Scale-invariant inflation meets cosmological data
Very happy to see my latest preprint with Chiara Cecchini, Mariaveronica De Angelis, William Giarè, and Max Rinaldi finally out on the arXiv - kudos especially to the three younger collaborators (Chiara, Mariaveronica, and William) who did all the heavy-lifting! We studied a theoretically very well-motivated classically scale-invariant inflationary model, quadratic in curvature and featuring a scalar field non-minimally coupled to gravity, where inflation occurs in the transition between two de Sitter regimes, during which dynamical breaking of scale-invariance occurs and the Planck mass emerges. We show that the model is in excellent agreement with current CMB data, and that it makes a highly testable prediction for the amplitude of primordial tensor modes: r≳0.003. Given its very specific predictions, near-future CMB experiments can therefore make or break scale-invariant inflation - we argued that this, in combination with its strong theoretical motivation, makes the model an interesting benchmark to add when studying future tests of inflation from CMB data. You can read our results in the preprint we just posted on arXiv: 2403.04316.
Inflationary gravitational waves and PTA paper published in JHEAp!
My single-author paper studying an inflationary interpretation of the signal observed by PTA experiments, which I previously reported on in an earlier news item, has now officially been published in JHEAp! The full bibliographic coordinates for the paper are JHEAp 39 (2023) 81. Here is a link to the paper.
Tonale Winter School registration open
Registration for the 2023 Tonale Winter School on Cosmology, where I will be lecturing, is now open. Besides cosmological tensions, the other topics covered this year are stochastic gravitational waves backgrounds, full-sky surveys, and the effective field theory of structure formation. Please see the official school page for further details.

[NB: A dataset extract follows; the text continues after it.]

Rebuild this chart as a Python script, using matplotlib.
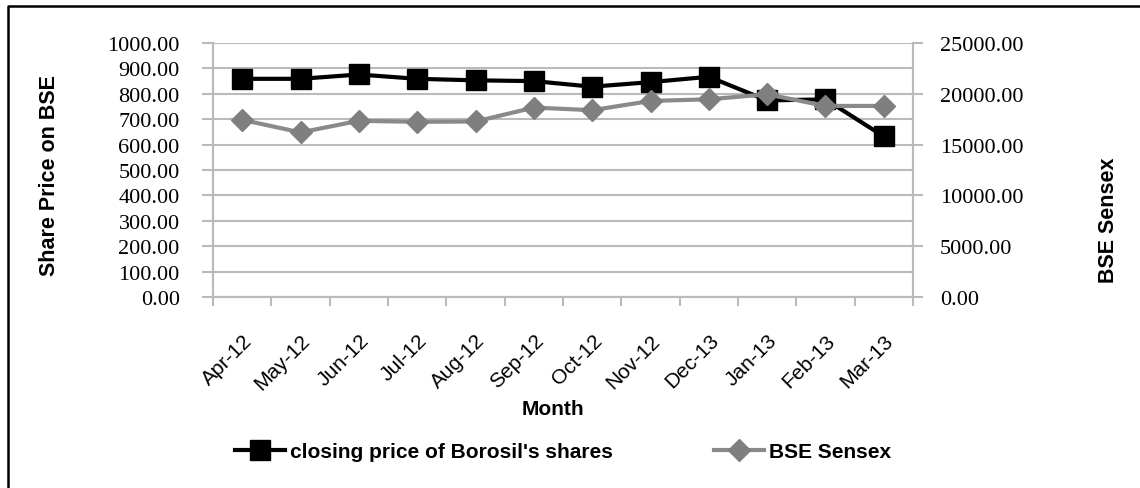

Only a maximum of 40 participants will be accepted and, given the large number of applications usually received, it is strongly recommended to register as soon as possible. Note that I am not involved in the selection process, so please reach out to the organizers if you have any questions.
Inflationary gravitational waves and PTA paper accepted in JHEAp!
My single-author paper where I examine an inflationary interpretation of the signal observed by PTA experiments (see this earlier news item) has been accepted for publication in JHEAp! For once, after papers which went through extremely long journeys, this was a very quick turnaround, as the referee report clearly highlighted the timeliness and importance of the results. You can read the preprint version of the paper on arXiv: 2306.16912.
Inflationary gravitational waves and the pulsar timing array signal
Yesterday was a really exciting and breakthrough day for physics, as four major Pulsar Timing Array (PTA) experiments (NANOGrav, EPTA, PPTA, and CPTA) reported evidence for a stochastic gravitational wave background (SGWB) signal in the nHz range, for which one of the most likely explanations is that of merging supermassive black hole binaries. Today I posted a new single-author paper, where I examine whether the signal could instead have been produced during inflation. The answer is “potentially yes”, although the underlying inflationary model would have to be rather strange, requiring a very blue tilt (~1.8, not something you can get in single-field slow-roll inflation) and a very low reheating scale (at most ~10 GeV). As an aside, I’ve also explicitly written down a bivariate Gaussian approximation to the joint amplitude-tilt posterior for the NANOGrav results, which can come in handy if you want to perform a similar analysis for other models. You can read my results in the preprint I just posted on arXiv (the first since September 2022 - it’s obvious that teaching has come in between 😄): 2306.16912.